At 8, he also learned that he was adopted.
Those twin realizations immediately inspired him. Emboldened by the first, stung by the second, he vowed that henceforth he'd be his own person, independent and self-reliant. "I made a deal with myself. I'd take no money from them," he says of his quiet rebellion with his parents.
He sold newspapers. He mowed lawns. He ran a gas station. To pay his way through college, he started a sign business, which he later parlayed into an advertising and marketing agency. On weekends, he painted and sculpted.
Frank Arnold, framed by ancient wood door from Guadalajara |
At 8, Arnold and his family were living at Bakersfield in the southern San Joaquin Valley. One event of the local fair was a flower-arranging contest. He entered it, and his arrangement won a blue ribbon. "I just liked color a lot. I couldn't believe how beautiful colors could be," he recalls.
At around that time he learned rather off-handedly that he'd been adopted. "I was reading a newspaper, and an article had the word 'adoption.' I asked my mother, 'What's adoption mean?' She said that that's what happens when someone can't take care of you. I asked her if I knew anyone who'd been adopted. She said, 'You are.' I thought the way she told me was really rude," Arnold says. "My (adoptive) mother often was sick. She didn't care for me. My father was a truck driver who wasn't home a lot. We were semi-poor, so I was kind of on my own already when I made that deal with myself to be self-sufficient."
Since then, the number "8" has stood for his signature on many of his pieces. "That's me," he says of the number. "It's a loving number for me."
He's never met his biological father, who was in the U.S. Coast Guard when he was conceived. He met his biological mother when he was in his 30s, and they're grown close.
Frank Arnold with his painting "The Wiz" |
The walls of the gallery are hung with his large canvases, most of which feature a tall, lean and solitary figure, their faces sketchy. They can be ghostly, yet also taut, conveying tension and power. His colors can range from muted to luminous, and at times the oils are applied so thickly that ridges emerge in relief from the flat panels. His paintings have been likened to the figurative works of the late Stanford University abstract expressionist Nathan Oliveira, and in Arnold's takes on guitars and dogs can be sensed the hand of Pablo Picasso, but he says he hasn't drawn inspiration from anyone but himself. "I never paid attention to anyone. I did my own thing," Arnold says.

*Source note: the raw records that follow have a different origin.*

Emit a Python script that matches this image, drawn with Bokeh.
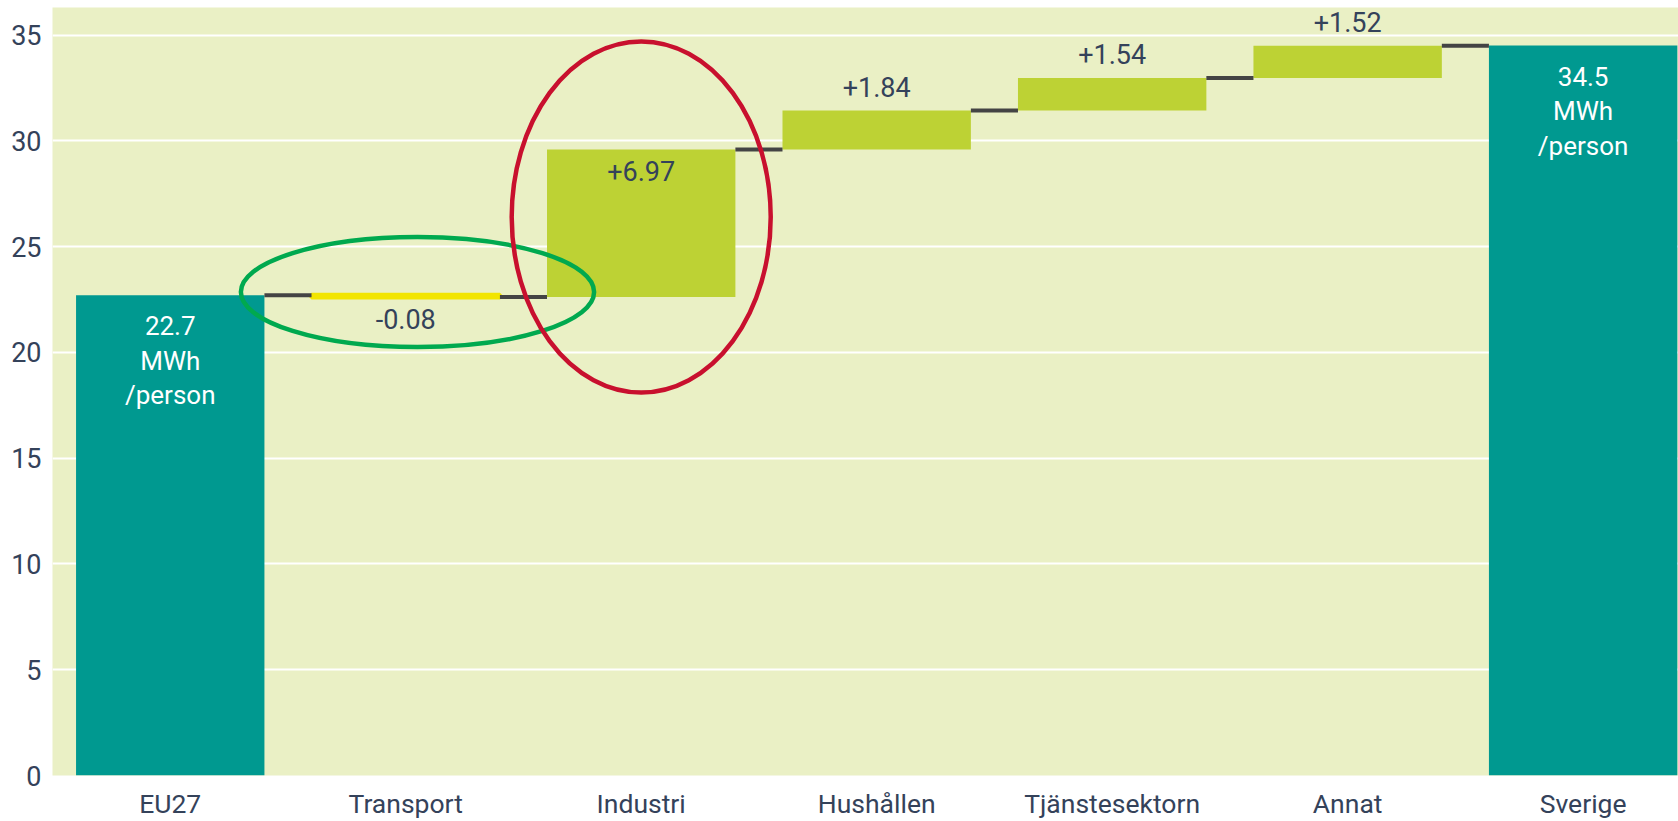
from bokeh.plotting import figure
from bokeh.models import Range1d, FixedTicker, ColumnDataSource
from bokeh.core.properties import value
from bokeh.embed import file_html
from bokeh.resources import INLINE

# ---- data ----
categories = ["EU27", "Transport", "Industri", "Hushållen", "Tjänstesektorn", "Annat", "Sverige"]
kinds = ["total", "delta", "delta", "delta", "delta", "delta", "total"]
values = [22.7, -0.08, 6.97, 1.84, 1.54, 1.52, 34.5]
total_labels = ["22.7\nMWh\n/person", "34.5\nMWh\n/person"]
delta_labels = ["-0.08", "+6.97", "+1.84", "+1.54", "+1.52"]
y_ticks = [0, 5, 10, 15, 20, 25, 30, 35]

# ---- styling ----
FONT = "Roboto"
TXT = "#34425a"
TEAL = "#009990"
GREEN = "#bdd234"
YELLOW = "#f2e500"
BG = "#eaf0c5"
CONN = "#444444"
BW = 0.8

# ---- waterfall geometry ----
xs, bottoms, tops, ends = [], [], [], []
running = 0.0
for i, (k, v) in enumerate(zip(kinds, values)):
    if k == "total":
        b, t = 0.0, v
        running = v
    else:
        b, t = running, running + v
        running = t
    xs.append(i)
    bottoms.append(min(b, t))
    tops.append(max(b, t))
    ends.append(running)

p = figure(width=1678, height=821, output_backend="svg", toolbar_location=None,
           x_range=Range1d(-0.5, 6.405), y_range=Range1d(0, 36.3),
           min_border_left=52, min_border_right=0, min_border_top=7, min_border_bottom=30)
p.background_fill_color = BG
p.border_fill_color = "white"
p.outline_line_color = None

# grid
p.xgrid.grid_line_color = None
p.ygrid.grid_line_color = "white"
p.ygrid.grid_line_width = 2
p.ygrid.ticker = FixedTicker(ticks=y_ticks)

# axes
p.yaxis.ticker = FixedTicker(ticks=y_ticks)
p.xaxis.ticker = FixedTicker(ticks=xs)
p.xaxis.major_label_overrides = {i: c for i, c in enumerate(categories)}
for ax in (p.xaxis[0], p.yaxis[0]):
    ax.axis_line_color = None
    ax.major_tick_line_color = None
    ax.minor_tick_line_color = None
    ax.major_tick_out = 0
    ax.major_tick_in = 0
    ax.minor_tick_out = 0
    ax.minor_tick_in = 0
    ax.major_label_text_font = FONT
    ax.major_label_text_color = TXT
p.xaxis.major_label_text_font_size = "26.5px"
p.yaxis.major_label_text_font_size = "27px"
p.xaxis.major_label_standoff = 12
p.yaxis.major_label_standoff = 11

# bars by kind
tot = dict(x=[], b=[], t=[])
inc = dict(x=[], b=[], t=[])
dec = dict(x=[], b=[], t=[])
for i, k in enumerate(kinds):
    d = tot if k == "total" else (inc if values[i] >= 0 else dec)
    d["x"].append(xs[i]); d["b"].append(bottoms[i]); d["t"].append(tops[i])

p.vbar(x="x", bottom="b", top="t", width=BW, source=ColumnDataSource(tot),
       fill_color=TEAL, line_color=None)
p.vbar(x="x", bottom="b", top="t", width=BW, source=ColumnDataSource(inc),
       fill_color=GREEN, line_color=None)
p.vbar(x="x", bottom="b", top="t", width=BW, source=ColumnDataSource(dec),
       fill_color=YELLOW, line_color=YELLOW, line_width=5)

# connectors
cx0 = [xs[i] + BW / 2 for i in range(len(xs) - 1)]
cx1 = [xs[i + 1] - BW / 2 for i in range(len(xs) - 1)]
cy = [ends[i] for i in range(len(xs) - 1)]
p.segment(x0=cx0, y0=cy, x1=cx1, y1=cy, line_color=CONN, line_width=4)

# total labels (inside, white)
tx = [xs[i] for i, k in enumerate(kinds) if k == "total"]
ty = [tops[i] for i, k in enumerate(kinds) if k == "total"]
p.text(x=tx, y=ty, text=total_labels, text_font=value(FONT), text_font_size="26px",
       text_color="white", text_align="center", text_baseline="top",
       text_line_height=1.15, y_offset=16)

# delta labels
din_x, din_y, din_t = [], [], []
dab_x, dab_y, dab_t = [], [], []
dbe_x, dbe_y, dbe_t = [], [], []
j = 0
for i, k in enumerate(kinds):
    if k != "delta":
        continue
    lab = delta_labels[j]; j += 1
    v = values[i]
    if abs(v) > 3:
        din_x.append(xs[i]); din_y.append(tops[i]); din_t.append(lab)
    elif v >= 0:
        dab_x.append(xs[i]); dab_y.append(tops[i]); dab_t.append(lab)
    else:
        dbe_x.append(xs[i]); dbe_y.append(bottoms[i]); dbe_t.append(lab)

common = dict(text_font=value(FONT), text_font_size="27px", text_color=TXT, text_align="center")
p.text(x=din_x, y=din_y, text=din_t, text_baseline="top", y_offset=12, **common)
p.text(x=dab_x, y=dab_y, text=dab_t, text_baseline="bottom", y_offset=-14, **common)
p.text(x=dbe_x, y=dbe_y, text=dbe_t, text_baseline="top", y_offset=12, **common)

# highlight ellipses (annotations)
p.ellipse(x=[xs[1] + 0.05], y=[22.85], width=1.5, height=5.2, fill_color=None,
          line_color="#00a94f", line_width=4.5)
p.ellipse(x=[xs[2]], y=[26.4], width=1.1, height=16.6, fill_color=None,
          line_color="#c8102e", line_width=4.5)

open("out.html", "w").write(file_html(p, INLINE))
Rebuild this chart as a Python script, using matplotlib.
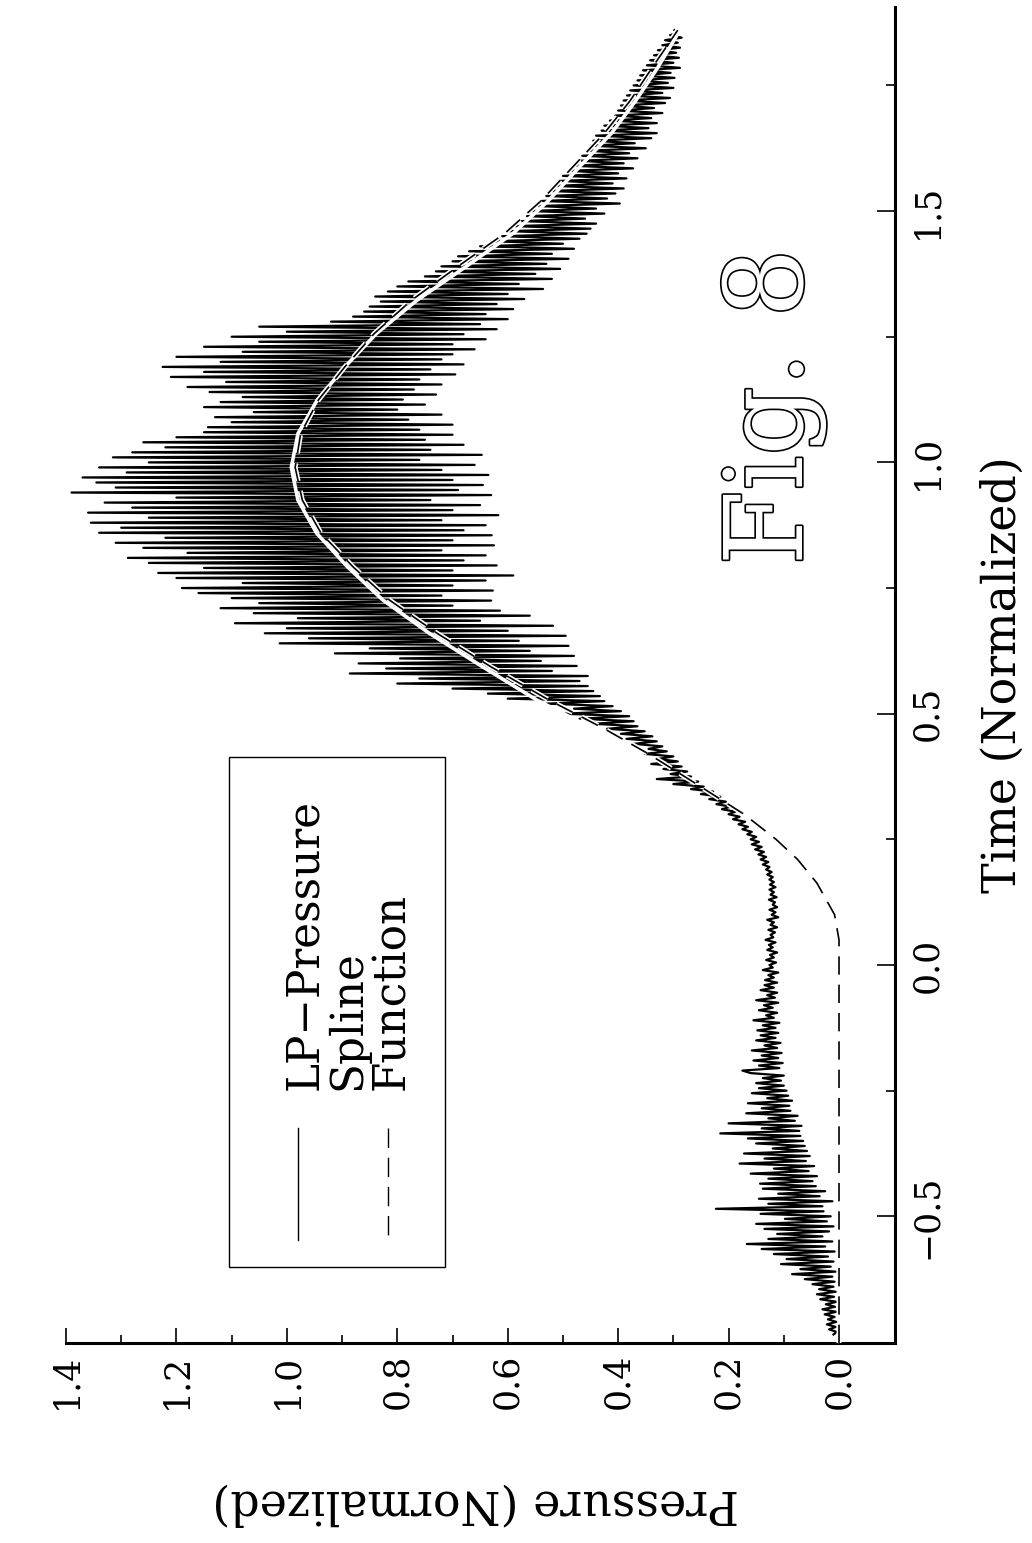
import matplotlib.pyplot as plt
import matplotlib.patheffects as pe
import numpy as np
from matplotlib.patches import Rectangle
from matplotlib.ticker import FixedLocator

plt.rcParams["font.family"] = ["DejaVu Serif"]

# LP-Pressure trace, read off the figure as alternating peaks/troughs,
# evenly sampled in time from lp_t_start to lp_t_end
lp_t_start = -0.735
lp_t_end = 1.86
lp_pressure = [
    0.010, 0.004, 0.018, 0.006, 0.022, 0.005, 0.020, 0.008, 0.026, 0.005,
    0.030, 0.007, 0.024, 0.004, 0.034, 0.009, 0.040, 0.006, 0.036, 0.010,
    0.048, 0.008, 0.062, 0.012, 0.085, 0.006, 0.070, 0.015, 0.105, 0.010,
    0.095, 0.020, 0.118, 0.008, 0.140, 0.025, 0.167, 0.012, 0.128, 0.030,
    0.112, 0.018, 0.135, 0.010, 0.150, 0.022, 0.098, 0.015, 0.142, 0.028,
    0.223, 0.030, 0.128, 0.012, 0.145, 0.035, 0.110, 0.025, 0.138, 0.042,
    0.143, 0.048, 0.128, 0.040, 0.160, 0.055, 0.118, 0.045, 0.180, 0.060,
    0.135, 0.053, 0.172, 0.058, 0.120, 0.062, 0.150, 0.065, 0.165, 0.070,
    0.215, 0.072, 0.140, 0.068, 0.200, 0.080, 0.128, 0.075, 0.168, 0.088,
    0.140, 0.090, 0.165, 0.085, 0.130, 0.092, 0.158, 0.095, 0.145, 0.100,
    0.150, 0.105, 0.138, 0.100, 0.160, 0.175, 0.108, 0.145, 0.102, 0.155,
    0.110, 0.140, 0.104, 0.158, 0.112, 0.135, 0.106, 0.150, 0.115, 0.142,
    0.110, 0.148, 0.115, 0.138, 0.108, 0.155, 0.118, 0.132, 0.112, 0.145,
    0.120, 0.136, 0.110, 0.150, 0.116, 0.130, 0.112, 0.142, 0.118, 0.135,
    0.112, 0.134, 0.118, 0.128, 0.110, 0.138, 0.120, 0.126, 0.114, 0.132,
    0.118, 0.125, 0.112, 0.130, 0.120, 0.127, 0.115, 0.133, 0.119, 0.124,
    0.116, 0.128, 0.112, 0.124, 0.118, 0.130, 0.110, 0.122, 0.115, 0.126,
    0.112, 0.120, 0.116, 0.127, 0.113, 0.124, 0.118, 0.126, 0.115, 0.125,
    0.118, 0.126, 0.120, 0.130, 0.122, 0.132, 0.126, 0.138, 0.128, 0.142,
    0.132, 0.146, 0.136, 0.152, 0.140, 0.158, 0.145, 0.160, 0.150, 0.166,
    0.158, 0.175, 0.165, 0.182, 0.170, 0.192, 0.180, 0.200, 0.188, 0.212,
    0.196, 0.222, 0.205, 0.235, 0.215, 0.250, 0.228, 0.268, 0.245, 0.300,
    0.255, 0.330, 0.268, 0.305, 0.275, 0.318, 0.285, 0.340, 0.292, 0.328,
    0.300, 0.352, 0.312, 0.345, 0.320, 0.372, 0.330, 0.385, 0.338, 0.395,
    0.352, 0.420, 0.365, 0.445, 0.372, 0.470, 0.380, 0.500, 0.395, 0.480,
    0.410, 0.530, 0.425, 0.600, 0.433, 0.636, 0.445, 0.700, 0.455, 0.800,
    0.470, 0.760, 0.455, 0.886, 0.520, 0.820, 0.475, 0.870, 0.540, 0.795,
    0.480, 0.913, 0.560, 0.850, 0.490, 1.013, 0.580, 0.960, 0.495, 1.040,
    0.600, 1.000, 0.518, 1.094, 0.650, 0.980, 0.560, 1.060, 0.614, 1.120,
    0.700, 1.050, 0.630, 1.100, 0.720, 1.160, 0.627, 1.190, 0.700, 1.080,
    0.640, 1.200, 0.590, 1.233, 0.700, 1.150, 0.620, 1.250, 0.680, 1.288,
    0.640, 1.180, 0.720, 1.260, 0.625, 1.310, 0.700, 1.220, 0.629, 1.340,
    0.680, 1.300, 0.640, 1.355, 0.720, 1.250, 0.617, 1.360, 0.700, 1.280,
    0.650, 1.330, 0.740, 1.200, 0.630, 1.390, 0.690, 1.310, 0.645, 1.345,
    0.700, 1.370, 0.635, 1.290, 0.720, 1.340, 0.660, 1.250, 0.760, 1.315,
    0.647, 1.280, 0.740, 1.220, 0.680, 1.260, 0.750, 1.200, 0.700, 1.150,
    0.760, 1.143, 0.700, 1.100, 0.780, 1.130, 0.720, 1.060, 0.800, 1.150,
    0.750, 1.120, 0.790, 1.080, 0.730, 1.140, 0.770, 1.180, 0.720, 1.110,
    0.760, 1.210, 0.695, 1.150, 0.740, 1.225, 0.680, 1.120, 0.720, 1.200,
    0.700, 1.080, 0.660, 1.150, 0.700, 1.050, 0.640, 1.100, 0.680, 1.000,
    0.620, 1.050, 0.650, 0.920, 0.600, 0.880, 0.640, 0.860, 0.590, 0.850,
    0.620, 0.830, 0.570, 0.840, 0.600, 0.817, 0.536, 0.800, 0.580, 0.780,
    0.520, 0.750, 0.550, 0.730, 0.505, 0.720, 0.530, 0.700, 0.490, 0.690,
    0.520, 0.670, 0.480, 0.650, 0.500, 0.630, 0.470, 0.610, 0.457, 0.600,
    0.450, 0.590, 0.440, 0.575, 0.460, 0.565, 0.425, 0.560, 0.440, 0.545,
    0.397, 0.540, 0.420, 0.530, 0.405, 0.525, 0.390, 0.515, 0.410, 0.505,
    0.385, 0.500, 0.400, 0.490, 0.373, 0.480, 0.390, 0.470, 0.365, 0.465,
    0.380, 0.455, 0.350, 0.450, 0.370, 0.445, 0.340, 0.440, 0.330, 0.430,
    0.345, 0.425, 0.330, 0.415, 0.340, 0.405, 0.320, 0.400, 0.335, 0.395,
    0.315, 0.390, 0.306, 0.384, 0.320, 0.378, 0.300, 0.372, 0.310, 0.365,
    0.298, 0.360, 0.305, 0.355, 0.288, 0.348, 0.300, 0.342, 0.290, 0.335,
    0.295, 0.328, 0.288, 0.320, 0.292, 0.315, 0.285, 0.306, 0.290, 0.298,
]
lp_time = np.linspace(lp_t_start, lp_t_end, len(lp_pressure))

# Spline through the data (drawn in white)
spline_time = [0.47, 0.527, 0.593, 0.66, 0.726, 0.792, 0.859, 0.925, 0.99,
               1.057, 1.124, 1.19, 1.256, 1.322, 1.39, 1.456, 1.52, 1.588,
               1.655, 1.72, 1.786, 1.86]
spline_pressure = [0.445, 0.547, 0.645, 0.742, 0.826, 0.890, 0.946, 0.980,
                   0.992, 0.980, 0.945, 0.895, 0.838, 0.765, 0.675, 0.590,
                   0.527, 0.470, 0.412, 0.368, 0.328, 0.288]

# Fitted function (dashed)
func_time = [-0.752, 0.05, 0.10, 0.163, 0.21, 0.25, 0.30, 0.36, 0.42, 0.47,
             0.527, 0.593, 0.66, 0.726, 0.792, 0.859, 0.925, 0.99, 1.057,
             1.124, 1.19, 1.256, 1.322, 1.39, 1.456, 1.52, 1.588, 1.655,
             1.72, 1.786, 1.86]
func_pressure = [0.0, 0.0, 0.008, 0.04, 0.075, 0.114, 0.172, 0.258, 0.345,
                 0.425, 0.525, 0.630, 0.728, 0.814, 0.880, 0.938, 0.972,
                 0.985, 0.975, 0.943, 0.895, 0.842, 0.775, 0.690, 0.605,
                 0.540, 0.482, 0.425, 0.378, 0.338, 0.292]

pressure_ticks = [0.0, 0.2, 0.4, 0.6, 0.8, 1.0, 1.2, 1.4]
pressure_minor = [0.1, 0.3, 0.5, 0.7, 0.9, 1.1, 1.3]
time_ticks = [-0.5, 0.0, 0.5, 1.0, 1.5]
time_minor = [-0.25, 0.25, 0.75, 1.25, 1.75]

legend_labels = ["LP\u2212Pressure", "Spline", "Function"]

W, H = 1032, 1543
fig = plt.figure(figsize=(W / 100, H / 100), dpi=100)
fig.patch.set_facecolor("white")

# main axes: pressure runs right-to-left along the bottom, time runs upward
ax = fig.add_axes([66 / W, 1 - 1343 / H, (895 - 66) / W, (1343 - 7) / H])
ax.plot(lp_pressure, lp_time, color="black", lw=1.6, zorder=2)
ax.plot(spline_pressure, spline_time, color="white", lw=2.6, zorder=3)
# dashed function with a thin white halo so it reads inside the black trace
ax.plot(func_pressure, func_time, color="black", lw=1.2,
        ls=(0, (11, 6)), zorder=4,
        path_effects=[pe.Stroke(linewidth=3.6, foreground="white"),
                      pe.Normal()])

ax.set_xlim(1.4, -0.1014)
ax.set_ylim(-0.752, 1.906)

for side in ["top", "left"]:
    ax.spines[side].set_visible(False)
for side in ["bottom", "right"]:
    ax.spines[side].set_linewidth(2.2)

ax.yaxis.tick_right()
ax.set_xticks(pressure_ticks)
ax.xaxis.set_minor_locator(FixedLocator(pressure_minor))
ax.set_yticks(time_ticks)
ax.yaxis.set_minor_locator(FixedLocator(time_minor))
ax.tick_params(axis="x", which="major", direction="in", length=11, width=1.2,
               labelsize=25, labelrotation=90, pad=8)
ax.tick_params(axis="x", which="minor", direction="in", length=5.5, width=1.2)
ax.tick_params(axis="y", which="major", direction="in", length=13, width=1.2,
               labelsize=25, labelrotation=90, pad=11, right=True, left=False)
ax.tick_params(axis="y", which="minor", direction="in", length=6.5, width=1.2,
               right=True, left=False)
for lab in ax.get_yticklabels():
    lab.set_verticalalignment("center")

# overlay in pixel coordinates for the rotated annotations
ov = fig.add_axes([0, 0, 1, 1])
ov.set_xlim(0, W)
ov.set_ylim(H, 0)
ov.axis("off")

ov.text(476, 1503, "Pressure (Normalized)", rotation=180, fontsize=33,
        ha="center", va="center")
ov.text(1003, 675, "Time (Normalized)", rotation=90, fontsize=33,
        ha="center", va="center")

# legend box
ov.add_patch(Rectangle((229, 757), 216, 510, fill=False, lw=1.0, ec="black"))
ov.plot([298, 298], [1128, 1240], color="black", lw=1.0)
ov.plot([343, 343], [1128, 1240], color="white", lw=1.0)
ov.plot([388, 388], [1128, 1240], color="black", lw=1.0, ls=(0, (14, 7)))
for xb, lab in zip([317, 360, 404], legend_labels):
    ov.text(xb, 1090, lab, rotation=90, rotation_mode="anchor", ha="left",
            va="baseline", fontsize=31.5)

# outlined figure label
ov.text(802, 407, "Fig. 8", rotation=90, rotation_mode="anchor", ha="center",
        va="baseline", fontsize=78, color="white",
        path_effects=[pe.Stroke(linewidth=2.4, foreground="black"), pe.Normal()])

fig.savefig("out.png", dpi=100, facecolor="white")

As abstract as they are, virtually each painting is autobiographical. He refers to them as an entry in a diary, a chapter from his past or present. "They're stories about my life. I daydream while I paint, and go with that. They can be whimsical, painful, ironic," Arnold says. Family members will figure in this or that painting, sometimes via secret codes he etches here and there. He figures he's gone through four periods so far. One dwelled on mother and child. Another sprung from past incidents in his life. Nowadays he's focused on current events. "They're my stories," he says of his paintings, "but other people often bring their own stories to the paintings. The paintings trigger something in their own lives. Women especially break down and start to cry. They've lost something or someone, a love or a spouse."
Frank Arnold's "Cabo Bird" |
The more carefree paintings tend to spring from his time in San Jose del Cabo. Paintings completed in Fresno are more structured, he says. "Life in America is more structured, more regimented, tighter," Arnold says. "You can mark every day in America by something stressful that happens to you. Here, the days float away, life disappears faster here; there are no stress points."
Born in Long Beach, Arnold spent his formative years in Visalia and Bakersfield before his family settled in Fresno. He graduated from McLane High School in Fresno in 1969. Five years later he earned an associate of arts degree in art at Fresno City College. He continued to study art at Fresno State College, but dropped out to teach art at night school in nearby Clovis. When he discovered that he both didn't like teaching and wasn't particularly good at it, he went into marketing. On weekends, away from his ad agency, he sculpted and painted "for fun." Before long, his artwork had made him "semi-successful."
Decanters of tequila await guests at Frank Arnold's gallery |
He will stay in San Jose del Cabo a little longer than usual this spring, primarily to see what develops when the G20 summit convenes in the town's new conference center in June. The gathering is to draw hundreds of finance ministers, presidents, diplomats and other dignitaries from the world's most prosperous economies. He doesn't know or even care whether he will sell any art during the conclave, but he has a hunch that he will get at least some beneficial exposure.
Aside from that, the compound he's built and the lifestyle he's created have worked out just as he envisioned when he thought of them more as fantasy than realistic goal. "I wanted a studio where I could work and a gallery where I could sell. I wanted a pretty simple life, and I think it has happened. I didn't expect to be a Fresno boy selling paintings to people from New York and Chicago in San Jose del Cabo. I've been blessed."